[Begin RECORDS TO PROCESS]
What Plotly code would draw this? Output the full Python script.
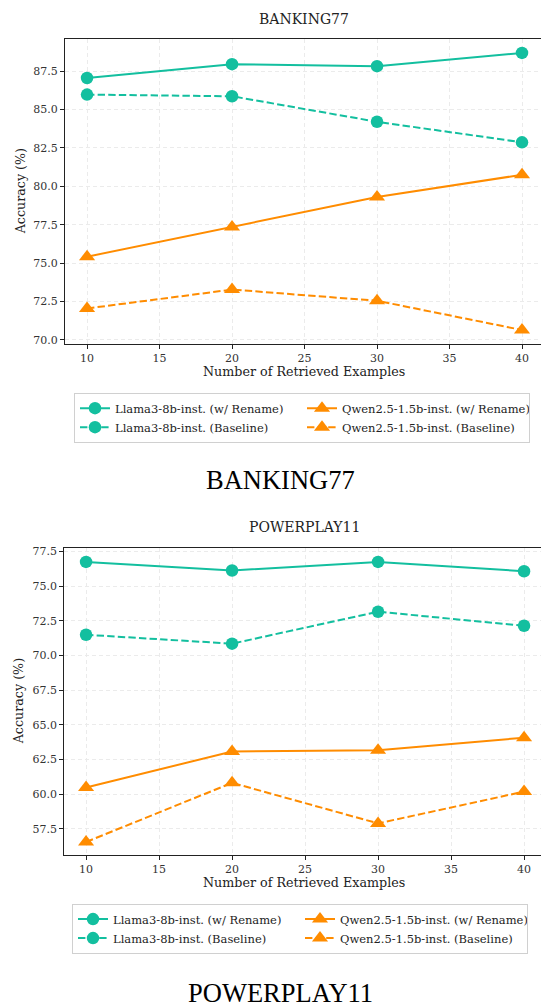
[End RECORDS TO PROCESS]
[Begin RECORDS TO PROCESS]
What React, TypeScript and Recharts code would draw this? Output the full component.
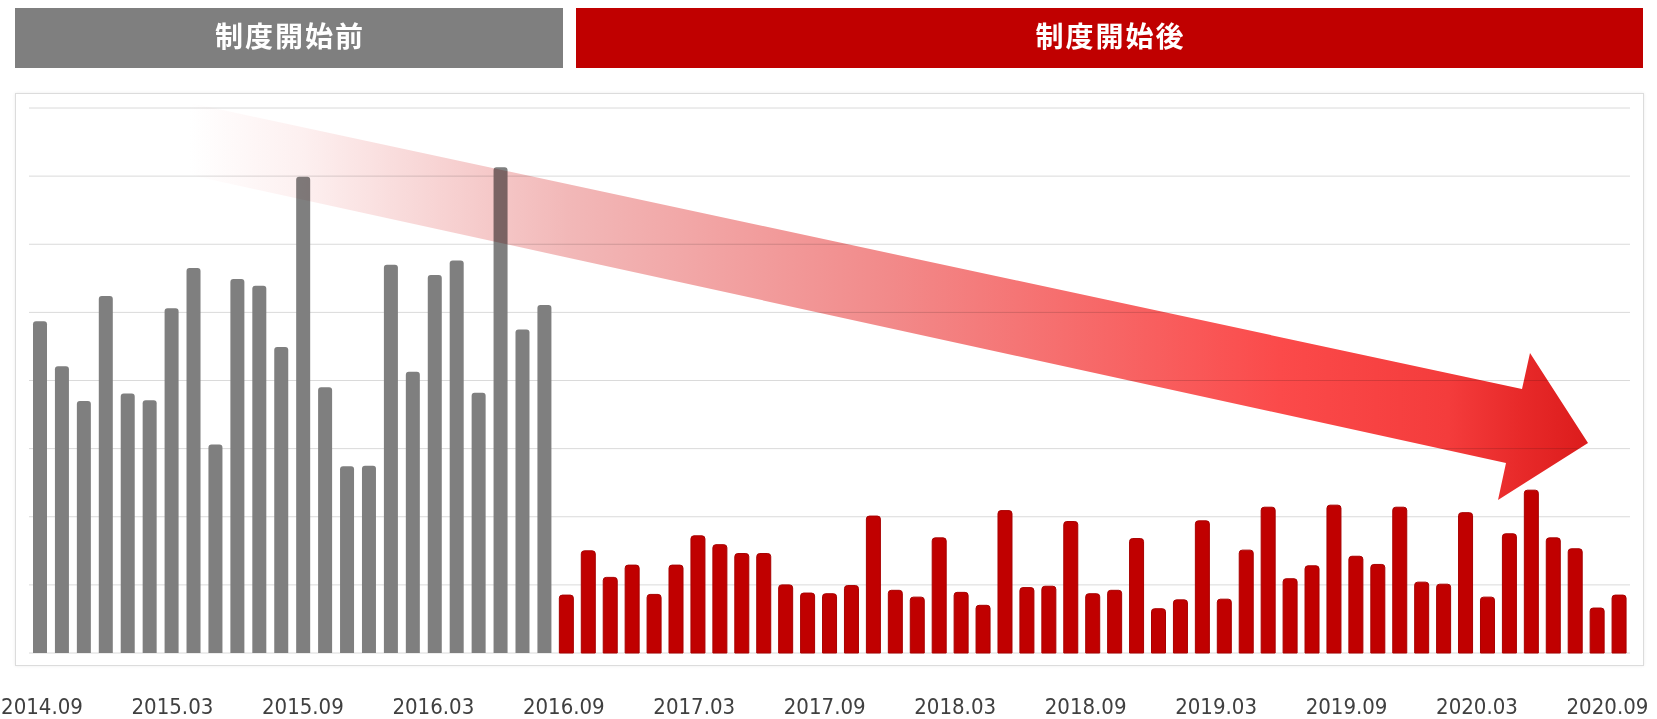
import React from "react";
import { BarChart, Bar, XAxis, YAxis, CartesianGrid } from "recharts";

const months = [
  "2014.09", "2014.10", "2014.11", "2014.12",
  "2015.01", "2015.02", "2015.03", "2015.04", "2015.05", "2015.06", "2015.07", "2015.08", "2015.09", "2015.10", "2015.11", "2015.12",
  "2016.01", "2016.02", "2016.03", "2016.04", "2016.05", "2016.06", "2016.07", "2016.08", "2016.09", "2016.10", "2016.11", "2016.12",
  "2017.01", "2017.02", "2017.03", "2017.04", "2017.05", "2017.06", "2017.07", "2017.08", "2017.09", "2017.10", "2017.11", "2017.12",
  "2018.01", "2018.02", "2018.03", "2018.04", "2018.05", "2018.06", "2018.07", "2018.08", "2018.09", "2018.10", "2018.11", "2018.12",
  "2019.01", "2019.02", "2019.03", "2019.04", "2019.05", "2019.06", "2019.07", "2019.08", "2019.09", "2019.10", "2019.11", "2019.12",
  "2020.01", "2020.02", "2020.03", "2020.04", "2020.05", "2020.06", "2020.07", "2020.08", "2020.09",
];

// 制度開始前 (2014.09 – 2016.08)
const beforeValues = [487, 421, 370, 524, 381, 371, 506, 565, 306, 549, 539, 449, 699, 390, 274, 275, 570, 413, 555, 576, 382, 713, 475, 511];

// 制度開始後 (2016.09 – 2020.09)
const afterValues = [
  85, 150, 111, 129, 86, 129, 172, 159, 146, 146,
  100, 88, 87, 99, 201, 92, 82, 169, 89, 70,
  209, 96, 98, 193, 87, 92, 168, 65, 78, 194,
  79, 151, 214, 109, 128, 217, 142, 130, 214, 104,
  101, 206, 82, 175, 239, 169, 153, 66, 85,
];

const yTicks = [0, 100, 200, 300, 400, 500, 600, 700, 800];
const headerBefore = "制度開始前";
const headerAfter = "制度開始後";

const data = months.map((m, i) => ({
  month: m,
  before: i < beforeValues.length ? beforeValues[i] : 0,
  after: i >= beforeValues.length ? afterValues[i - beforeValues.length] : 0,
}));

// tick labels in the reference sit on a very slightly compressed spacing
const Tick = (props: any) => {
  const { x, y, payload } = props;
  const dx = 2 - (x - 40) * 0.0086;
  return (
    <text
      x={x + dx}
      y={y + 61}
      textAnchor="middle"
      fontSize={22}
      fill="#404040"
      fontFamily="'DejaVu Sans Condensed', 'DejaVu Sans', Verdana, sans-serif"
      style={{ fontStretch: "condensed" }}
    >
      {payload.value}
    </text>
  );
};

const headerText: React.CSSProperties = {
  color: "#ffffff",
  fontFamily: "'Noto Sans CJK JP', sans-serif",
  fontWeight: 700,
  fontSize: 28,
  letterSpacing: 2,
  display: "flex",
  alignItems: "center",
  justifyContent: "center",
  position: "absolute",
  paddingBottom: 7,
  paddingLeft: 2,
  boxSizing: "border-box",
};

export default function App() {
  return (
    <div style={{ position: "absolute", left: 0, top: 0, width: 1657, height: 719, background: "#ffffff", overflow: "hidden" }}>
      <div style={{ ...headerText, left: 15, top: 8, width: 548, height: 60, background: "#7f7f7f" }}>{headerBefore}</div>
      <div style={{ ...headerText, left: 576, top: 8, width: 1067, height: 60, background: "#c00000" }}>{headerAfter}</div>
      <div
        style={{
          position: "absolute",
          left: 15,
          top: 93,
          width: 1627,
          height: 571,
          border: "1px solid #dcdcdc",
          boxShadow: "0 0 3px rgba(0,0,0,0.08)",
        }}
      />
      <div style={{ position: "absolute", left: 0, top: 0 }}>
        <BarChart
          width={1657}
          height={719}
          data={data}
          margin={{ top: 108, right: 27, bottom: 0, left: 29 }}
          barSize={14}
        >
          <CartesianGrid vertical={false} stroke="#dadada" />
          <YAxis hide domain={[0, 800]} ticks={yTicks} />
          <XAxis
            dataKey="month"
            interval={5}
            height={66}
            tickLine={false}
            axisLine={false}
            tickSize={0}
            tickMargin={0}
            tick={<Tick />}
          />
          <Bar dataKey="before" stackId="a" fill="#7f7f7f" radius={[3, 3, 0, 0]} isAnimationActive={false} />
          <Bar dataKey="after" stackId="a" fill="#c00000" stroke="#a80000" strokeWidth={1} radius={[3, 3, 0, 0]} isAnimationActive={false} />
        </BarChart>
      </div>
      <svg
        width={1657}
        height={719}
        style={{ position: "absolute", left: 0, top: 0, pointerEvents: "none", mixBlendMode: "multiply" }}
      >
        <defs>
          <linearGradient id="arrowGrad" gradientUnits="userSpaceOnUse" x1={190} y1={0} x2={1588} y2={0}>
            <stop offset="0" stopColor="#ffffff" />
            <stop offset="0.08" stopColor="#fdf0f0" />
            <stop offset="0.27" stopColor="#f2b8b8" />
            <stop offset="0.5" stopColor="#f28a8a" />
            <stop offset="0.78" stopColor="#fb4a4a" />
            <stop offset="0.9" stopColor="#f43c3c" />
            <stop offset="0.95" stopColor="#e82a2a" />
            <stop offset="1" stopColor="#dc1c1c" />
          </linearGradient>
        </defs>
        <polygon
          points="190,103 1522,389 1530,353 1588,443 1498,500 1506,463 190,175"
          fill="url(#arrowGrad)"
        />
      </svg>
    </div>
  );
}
[End RECORDS TO PROCESS]
• [WORK TO BE COMPLETED]: Drop the images and output only the lines from the one that contains "What React, TypeScript" to the one that contains "XAxis, YAxis, CartesianGrid", both included.

• [RESULT FOR THIS EXERCISE]:
What React, TypeScript and Recharts code would draw this? Output the full component.
import React from "react";
import { BarChart, Bar, XAxis, YAxis, CartesianGrid } from "recharts";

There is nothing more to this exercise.